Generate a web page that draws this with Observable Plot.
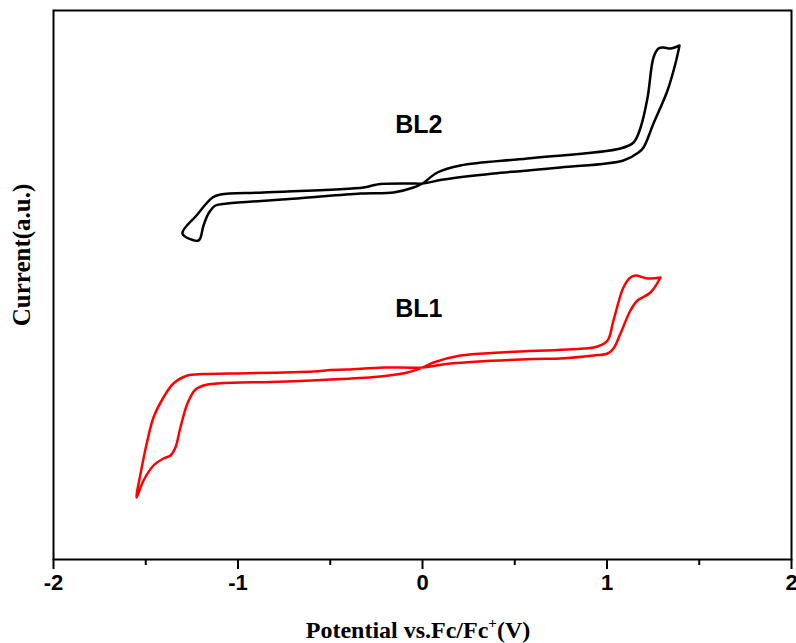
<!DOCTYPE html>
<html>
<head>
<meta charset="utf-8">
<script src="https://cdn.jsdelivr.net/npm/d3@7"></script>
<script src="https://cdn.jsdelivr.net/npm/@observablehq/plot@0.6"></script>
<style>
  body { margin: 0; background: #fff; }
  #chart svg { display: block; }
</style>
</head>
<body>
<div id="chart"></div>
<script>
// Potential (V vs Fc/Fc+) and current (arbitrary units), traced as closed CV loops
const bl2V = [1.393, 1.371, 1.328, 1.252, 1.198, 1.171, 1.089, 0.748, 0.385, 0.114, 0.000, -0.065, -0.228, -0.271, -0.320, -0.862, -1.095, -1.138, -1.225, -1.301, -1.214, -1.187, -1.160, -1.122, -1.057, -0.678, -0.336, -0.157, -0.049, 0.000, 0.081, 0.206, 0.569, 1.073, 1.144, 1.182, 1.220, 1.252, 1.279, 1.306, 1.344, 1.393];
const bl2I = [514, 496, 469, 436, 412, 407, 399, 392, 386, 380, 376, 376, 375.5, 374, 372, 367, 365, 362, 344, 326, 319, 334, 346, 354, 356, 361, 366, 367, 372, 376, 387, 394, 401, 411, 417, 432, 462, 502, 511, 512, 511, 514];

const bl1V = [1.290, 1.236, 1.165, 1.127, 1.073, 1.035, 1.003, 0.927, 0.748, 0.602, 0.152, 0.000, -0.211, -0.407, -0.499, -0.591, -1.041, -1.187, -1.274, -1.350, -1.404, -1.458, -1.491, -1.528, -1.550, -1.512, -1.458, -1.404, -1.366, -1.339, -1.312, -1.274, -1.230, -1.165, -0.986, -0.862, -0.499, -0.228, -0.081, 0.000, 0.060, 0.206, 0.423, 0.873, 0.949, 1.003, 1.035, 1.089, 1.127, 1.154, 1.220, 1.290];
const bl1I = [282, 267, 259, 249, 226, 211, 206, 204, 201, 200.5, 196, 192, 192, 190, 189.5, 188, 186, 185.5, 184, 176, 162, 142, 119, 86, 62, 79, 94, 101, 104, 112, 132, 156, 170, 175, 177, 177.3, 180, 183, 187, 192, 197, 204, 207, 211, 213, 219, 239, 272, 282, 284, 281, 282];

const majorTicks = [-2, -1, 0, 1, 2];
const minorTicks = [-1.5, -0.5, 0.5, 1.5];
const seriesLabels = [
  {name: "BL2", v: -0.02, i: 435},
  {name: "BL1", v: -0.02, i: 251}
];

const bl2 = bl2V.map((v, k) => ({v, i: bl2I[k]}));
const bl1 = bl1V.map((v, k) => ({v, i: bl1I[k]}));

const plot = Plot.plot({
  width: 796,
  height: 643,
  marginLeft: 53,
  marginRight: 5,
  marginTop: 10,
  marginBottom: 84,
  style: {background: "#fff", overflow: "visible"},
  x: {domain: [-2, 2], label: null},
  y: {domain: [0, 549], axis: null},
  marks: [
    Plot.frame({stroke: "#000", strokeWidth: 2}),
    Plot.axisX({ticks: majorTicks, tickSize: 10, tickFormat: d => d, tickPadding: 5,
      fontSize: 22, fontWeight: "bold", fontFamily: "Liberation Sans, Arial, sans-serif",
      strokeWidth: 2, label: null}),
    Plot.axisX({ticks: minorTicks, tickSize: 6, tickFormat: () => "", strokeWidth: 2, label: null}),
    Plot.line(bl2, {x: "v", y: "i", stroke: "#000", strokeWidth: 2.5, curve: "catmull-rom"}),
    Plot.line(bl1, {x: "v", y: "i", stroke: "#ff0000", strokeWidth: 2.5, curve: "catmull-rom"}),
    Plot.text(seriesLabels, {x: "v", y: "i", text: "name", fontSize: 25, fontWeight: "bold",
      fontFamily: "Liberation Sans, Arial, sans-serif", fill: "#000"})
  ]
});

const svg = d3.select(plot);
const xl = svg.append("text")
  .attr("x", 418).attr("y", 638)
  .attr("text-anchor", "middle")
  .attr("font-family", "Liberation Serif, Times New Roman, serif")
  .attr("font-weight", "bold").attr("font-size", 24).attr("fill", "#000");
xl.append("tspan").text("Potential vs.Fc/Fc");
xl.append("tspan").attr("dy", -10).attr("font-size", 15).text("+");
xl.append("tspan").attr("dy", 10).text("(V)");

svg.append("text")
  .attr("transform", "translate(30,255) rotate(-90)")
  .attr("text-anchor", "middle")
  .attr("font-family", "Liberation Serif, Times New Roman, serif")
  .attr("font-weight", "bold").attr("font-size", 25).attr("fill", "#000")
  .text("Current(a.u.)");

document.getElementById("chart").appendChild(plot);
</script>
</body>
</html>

→ **Problem statement**
Send back the data above word for word, with the pictures left out.

→ **Exercise response**
Generate a web page that draws this with Observable Plot.
<!DOCTYPE html>
<html>
<head>
<meta charset="utf-8">
<script src="https://cdn.jsdelivr.net/npm/d3@7"></script>
<script src="https://cdn.jsdelivr.net/npm/@observablehq/plot@0.6"></script>
<style>
  body { margin: 0; background: #fff; }
  #chart svg { display: block; }
</style>
</head>
<body>
<div id="chart"></div>
<script>
// Potential (V vs Fc/Fc+) and current (arbitrary units), traced as closed CV loops
const bl2V = [1.393, 1.371, 1.328, 1.252, 1.198, 1.171, 1.089, 0.748, 0.385, 0.114, 0.000, -0.065, -0.228, -0.271, -0.320, -0.862, -1.095, -1.138, -1.225, -1.301, -1.214, -1.187, -1.160, -1.122, -1.057, -0.678, -0.336, -0.157, -0.049, 0.000, 0.081, 0.206, 0.569, 1.073, 1.144, 1.182, 1.220, 1.252, 1.279, 1.306, 1.344, 1.393];
const bl2I = [514, 496, 469, 436, 412, 407, 399, 392, 386, 380, 376, 376, 375.5, 374, 372, 367, 365, 362, 344, 326, 319, 334, 346, 354, 356, 361, 366, 367, 372, 376, 387, 394, 401, 411, 417, 432, 462, 502, 511, 512, 511, 514];

const bl1V = [1.290, 1.236, 1.165, 1.127, 1.073, 1.035, 1.003, 0.927, 0.748, 0.602, 0.152, 0.000, -0.211, -0.407, -0.499, -0.591, -1.041, -1.187, -1.274, -1.350, -1.404, -1.458, -1.491, -1.528, -1.550, -1.512, -1.458, -1.404, -1.366, -1.339, -1.312, -1.274, -1.230, -1.165, -0.986, -0.862, -0.499, -0.228, -0.081, 0.000, 0.060, 0.206, 0.423, 0.873, 0.949, 1.003, 1.035, 1.089, 1.127, 1.154, 1.220, 1.290];
const bl1I = [282, 267, 259, 249, 226, 211, 206, 204, 201, 200.5, 196, 192, 192, 190, 189.5, 188, 186, 185.5, 184, 176, 162, 142, 119, 86, 62, 79, 94, 101, 104, 112, 132, 156, 170, 175, 177, 177.3, 180, 183, 187, 192, 197, 204, 207, 211, 213, 219, 239, 272, 282, 284, 281, 282];

const majorTicks = [-2, -1, 0, 1, 2];
const minorTicks = [-1.5, -0.5, 0.5, 1.5];
const seriesLabels = [
  {name: "BL2", v: -0.02, i: 435},
  {name: "BL1", v: -0.02, i: 251}
];

const bl2 = bl2V.map((v, k) => ({v, i: bl2I[k]}));
const bl1 = bl1V.map((v, k) => ({v, i: bl1I[k]}));

const plot = Plot.plot({
  width: 796,
  height: 643,
  marginLeft: 53,
  marginRight: 5,
  marginTop: 10,
  marginBottom: 84,
  style: {background: "#fff", overflow: "visible"},
  x: {domain: [-2, 2], label: null},
  y: {domain: [0, 549], axis: null},
  marks: [
    Plot.frame({stroke: "#000", strokeWidth: 2}),
    Plot.axisX({ticks: majorTicks, tickSize: 10, tickFormat: d => d, tickPadding: 5,
      fontSize: 22, fontWeight: "bold", fontFamily: "Liberation Sans, Arial, sans-serif",
      strokeWidth: 2, label: null}),
    Plot.axisX({ticks: minorTicks, tickSize: 6, tickFormat: () => "", strokeWidth: 2, label: null}),
    Plot.line(bl2, {x: "v", y: "i", stroke: "#000", strokeWidth: 2.5, curve: "catmull-rom"}),
    Plot.line(bl1, {x: "v", y: "i", stroke: "#ff0000", strokeWidth: 2.5, curve: "catmull-rom"}),
    Plot.text(seriesLabels, {x: "v", y: "i", text: "name", fontSize: 25, fontWeight: "bold",
      fontFamily: "Liberation Sans, Arial, sans-serif", fill: "#000"})
  ]
});

const svg = d3.select(plot);
const xl = svg.append("text")
  .attr("x", 418).attr("y", 638)
  .attr("text-anchor", "middle")
  .attr("font-family", "Liberation Serif, Times New Roman, serif")
  .attr("font-weight", "bold").attr("font-size", 24).attr("fill", "#000");
xl.append("tspan").text("Potential vs.Fc/Fc");
xl.append("tspan").attr("dy", -10).attr("font-size", 15).text("+");
xl.append("tspan").attr("dy", 10).text("(V)");

svg.append("text")
  .attr("transform", "translate(30,255) rotate(-90)")
  .attr("text-anchor", "middle")
  .attr("font-family", "Liberation Serif, Times New Roman, serif")
  .attr("font-weight", "bold").attr("font-size", 25).attr("fill", "#000")
  .text("Current(a.u.)");

document.getElementById("chart").appendChild(plot);
</script>
</body>
</html>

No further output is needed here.